Quality “time served” for the climate

    Since the start of Saturday’s Tar Sands Action in Washington DC, 275 people have been arrested in front of the White House—with nearly 2,000 more expected to follow—as part of an effort to pressure the president into rejecting a 1,700-mile oil pipeline from Alberta to the Texas Gulf Coast. Already, there are signs that it’s succeeding. The New York Times has published an editorial opposing the pipeline, and the nation’s largest environmental organizations—which rarely endorse protest action—are calling on President Obama to block it, saying, “There is not an inch of daylight between our policy position on the Keystone XL pipeline, and those of the protesters being arrested daily outside the White House.”

    While this by no means guarantees a favorable decision—given that the oil industry usually gets its way—the odds are improving, as many more people across the nation, and not just along the route of the pipeline, know about the issue. However, this mounting pressure on Obama, completely absent a week ago, isn’t due to just the sheer number of arrests, or the fact that it’s now the largest civil disobedience protest in the history of the climate movement. Impressive as that may sound, we should all know by now, given the ongoing wars and myriad other injustices, that the size of a protest is not always the determining factor.

    Having been a part of the first group to be arrested, I learned that power lies in the personal sacrifice that often accompanies risk. Everyone who took part in the training session the night before the launch of the action understood what it meant to be risking arrest—at least on a very factual level. It meant that we would be handcuffed, processed, charged, and released, likely all within a few hours. Tremendous efforts were made to ease the fears of those who were risking arrest for the first time, which was the majority of participants. We were told that the long tradition of civil disobedience in DC ensured a relatively smooth experience. Even so, we practiced getting arrested by role-playing in small groups.

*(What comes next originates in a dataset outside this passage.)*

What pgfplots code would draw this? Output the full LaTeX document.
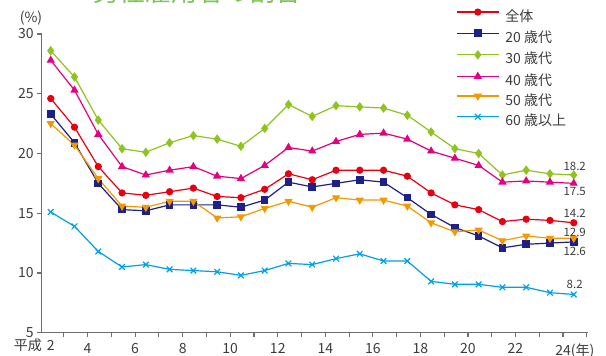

    While this certainly eased tensions, it also rubbed some people the wrong way. The point, after all, was not to normalize civil disobedience by making it seem routine, but to draw upon the power of its abnormality and selflessness. Having been arrested once before during a civil disobedience protest, which resulted in a rather unexpected and difficult night in jail, I knew that risking arrest really did carry a risk—one of discomfort, anxiety, and even fear. Rather than brush those feelings away, the organizers might have presented them as hurdles on the way to empowerment.

    When my group found out that we would not be released within a few hours, but rather after two nights in jail, many started to wonder if the action would collapse. That certainly was what the police hoped by making an example of us. But at the same time as we tried to put ourselves in the shoes of those who would be risking arrest the next day, wondering whether our situation would scare them away, we found ourselves getting fired up. We realized that, if it were us, we wouldn’t be intimidated into silence or let the efforts of those who came before us go to waste.

    Still, there was no way of knowing if the others would truly feel that way. So Bill McKibben, who gracefully took on the role of an imprisoned leader, sent a message of pointed inspiration with his one phone call: “We don’t need sympathy, we need company.” And then we waited.

    We passed the time with jokes, intense conversation, singing, made-up games, recitations of famous quotes, and even a prophetic lecture on the promise of a no-growth/sustaining economy from James Gustave (Gus) Speth—the former dean of the Yale School of Forestry, among other incredible accomplishments. But the unforgiving conditions of jail were ever-present. Ultimately, one needs some sign of hope. We got that when word filtered in that the next group of protesters, 50 in total, were undeterred by our plight and showed up to get arrested.

    With their bluff called, the police had no choice but to quickly release the second day’s protesters. We had already crowded their jail and there simply wasn’t enough room for more. Nevertheless, they saw to it that we, the first group, stayed in jail as along as possible, which ended up being about 52 hours. Strangely, our charges, which amounted to a simple traffic fine, seem to have been dropped perhaps even a day before our release, which we were granted with some sort of “time served” reprieve.

    Such legal discrepancies and frustrations were of small consequence, though. Everyone agreed the sacrifice was worth it if it meant jump-starting a potentially powerful campaign—one that needs only the president’s acquiescence to prevent what NASA scientist James Hansen called “game over for the planet.”

    Still, that sort of realization remains distant and uncertain. With only 10 days before the planned end of the action, organizers and participants will have to work hard to ensure that their efforts do not become normalized in the wake of this initial victory. The media may soon get bored with arrests that are a matter of routine. It will take some experimenting and ingenuity to keep attention on the protesters and pressure on Obama. Most of all, though, it will take real risk and real sacrifice. Without those, we can’t expect to force the kind of change that’s needed.

    As Martin Luther King, whose national memorial ever-so-poignantly had its first public viewing on the day of our release, once said about nonviolent direct action, “It seeks so to dramatize the issue that it can no longer be ignored.”